WORK REQUIRED.
Extract the text of each entry below exactly, leaving every image behind.

::::::::

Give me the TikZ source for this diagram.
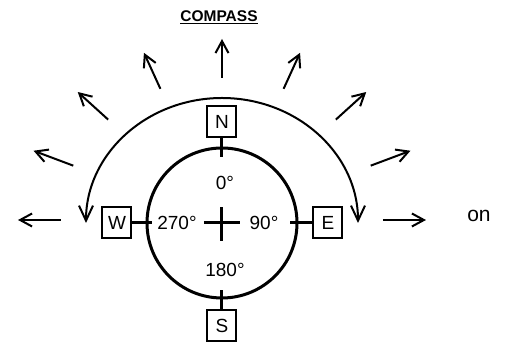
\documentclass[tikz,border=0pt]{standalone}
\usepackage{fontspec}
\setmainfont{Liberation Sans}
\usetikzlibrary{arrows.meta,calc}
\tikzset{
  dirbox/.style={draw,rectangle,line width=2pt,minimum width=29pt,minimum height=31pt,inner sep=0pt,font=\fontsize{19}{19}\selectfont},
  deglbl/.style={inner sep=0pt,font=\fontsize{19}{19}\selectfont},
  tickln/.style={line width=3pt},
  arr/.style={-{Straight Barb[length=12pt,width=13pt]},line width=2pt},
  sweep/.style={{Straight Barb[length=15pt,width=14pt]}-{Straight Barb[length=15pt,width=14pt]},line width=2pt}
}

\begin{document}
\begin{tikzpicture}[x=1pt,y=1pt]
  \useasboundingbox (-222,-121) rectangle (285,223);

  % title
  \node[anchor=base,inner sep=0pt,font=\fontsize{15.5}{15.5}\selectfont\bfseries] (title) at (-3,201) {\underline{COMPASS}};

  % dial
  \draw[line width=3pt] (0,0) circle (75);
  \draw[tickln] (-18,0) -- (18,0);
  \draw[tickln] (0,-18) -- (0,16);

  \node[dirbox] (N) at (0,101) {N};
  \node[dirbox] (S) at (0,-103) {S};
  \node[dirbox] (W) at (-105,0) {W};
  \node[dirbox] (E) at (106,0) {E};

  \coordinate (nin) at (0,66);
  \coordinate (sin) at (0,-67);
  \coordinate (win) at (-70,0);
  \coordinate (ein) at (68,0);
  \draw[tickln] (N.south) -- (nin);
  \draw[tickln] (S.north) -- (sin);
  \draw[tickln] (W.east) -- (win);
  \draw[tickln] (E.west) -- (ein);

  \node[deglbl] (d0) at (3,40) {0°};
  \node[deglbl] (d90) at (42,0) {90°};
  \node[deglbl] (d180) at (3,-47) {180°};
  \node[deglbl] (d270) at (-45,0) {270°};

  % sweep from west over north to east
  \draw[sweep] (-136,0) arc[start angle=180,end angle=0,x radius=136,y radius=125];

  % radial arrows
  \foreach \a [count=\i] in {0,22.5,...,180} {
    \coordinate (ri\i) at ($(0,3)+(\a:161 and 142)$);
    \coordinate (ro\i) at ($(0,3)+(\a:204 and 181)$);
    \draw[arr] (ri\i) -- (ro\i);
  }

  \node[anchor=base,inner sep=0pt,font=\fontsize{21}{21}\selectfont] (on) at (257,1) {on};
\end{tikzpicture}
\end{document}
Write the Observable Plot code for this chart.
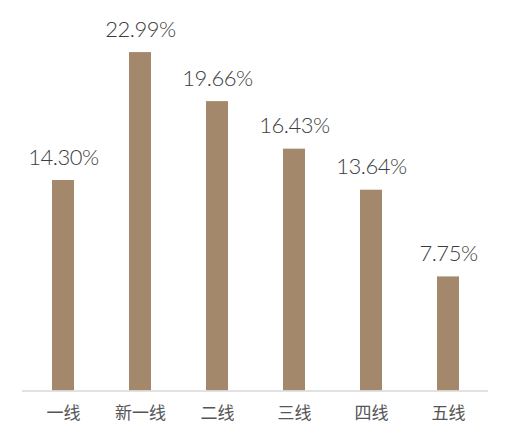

::::::::

TASK OUTPUT.
Give me the TikZ source for this diagram.
\documentclass[tikz,border=0pt]{standalone}
\usepackage{fontspec}
\setmainfont{Liberation Sans}
\usetikzlibrary{arrows.meta,calc}
\tikzset{
  dirbox/.style={draw,rectangle,line width=2pt,minimum width=29pt,minimum height=31pt,inner sep=0pt,font=\fontsize{19}{19}\selectfont},
  deglbl/.style={inner sep=0pt,font=\fontsize{19}{19}\selectfont},
  tickln/.style={line width=3pt},
  arr/.style={-{Straight Barb[length=12pt,width=13pt]},line width=2pt},
  sweep/.style={{Straight Barb[length=15pt,width=14pt]}-{Straight Barb[length=15pt,width=14pt]},line width=2pt}
}

\begin{document}
\begin{tikzpicture}[x=1pt,y=1pt]
  \useasboundingbox (-222,-121) rectangle (285,223);

  % title
  \node[anchor=base,inner sep=0pt,font=\fontsize{15.5}{15.5}\selectfont\bfseries] (title) at (-3,201) {\underline{COMPASS}};

  % dial
  \draw[line width=3pt] (0,0) circle (75);
  \draw[tickln] (-18,0) -- (18,0);
  \draw[tickln] (0,-18) -- (0,16);

  \node[dirbox] (N) at (0,101) {N};
  \node[dirbox] (S) at (0,-103) {S};
  \node[dirbox] (W) at (-105,0) {W};
  \node[dirbox] (E) at (106,0) {E};

  \coordinate (nin) at (0,66);
  \coordinate (sin) at (0,-67);
  \coordinate (win) at (-70,0);
  \coordinate (ein) at (68,0);
  \draw[tickln] (N.south) -- (nin);
  \draw[tickln] (S.north) -- (sin);
  \draw[tickln] (W.east) -- (win);
  \draw[tickln] (E.west) -- (ein);

  \node[deglbl] (d0) at (3,40) {0°};
  \node[deglbl] (d90) at (42,0) {90°};
  \node[deglbl] (d180) at (3,-47) {180°};
  \node[deglbl] (d270) at (-45,0) {270°};

  % sweep from west over north to east
  \draw[sweep] (-136,0) arc[start angle=180,end angle=0,x radius=136,y radius=125];

  % radial arrows
  \foreach \a [count=\i] in {0,22.5,...,180} {
    \coordinate (ri\i) at ($(0,3)+(\a:161 and 142)$);
    \coordinate (ro\i) at ($(0,3)+(\a:204 and 181)$);
    \draw[arr] (ri\i) -- (ro\i);
  }

  \node[anchor=base,inner sep=0pt,font=\fontsize{21}{21}\selectfont] (on) at (257,1) {on};
\end{tikzpicture}
\end{document}
Write the Observable Plot code for this chart.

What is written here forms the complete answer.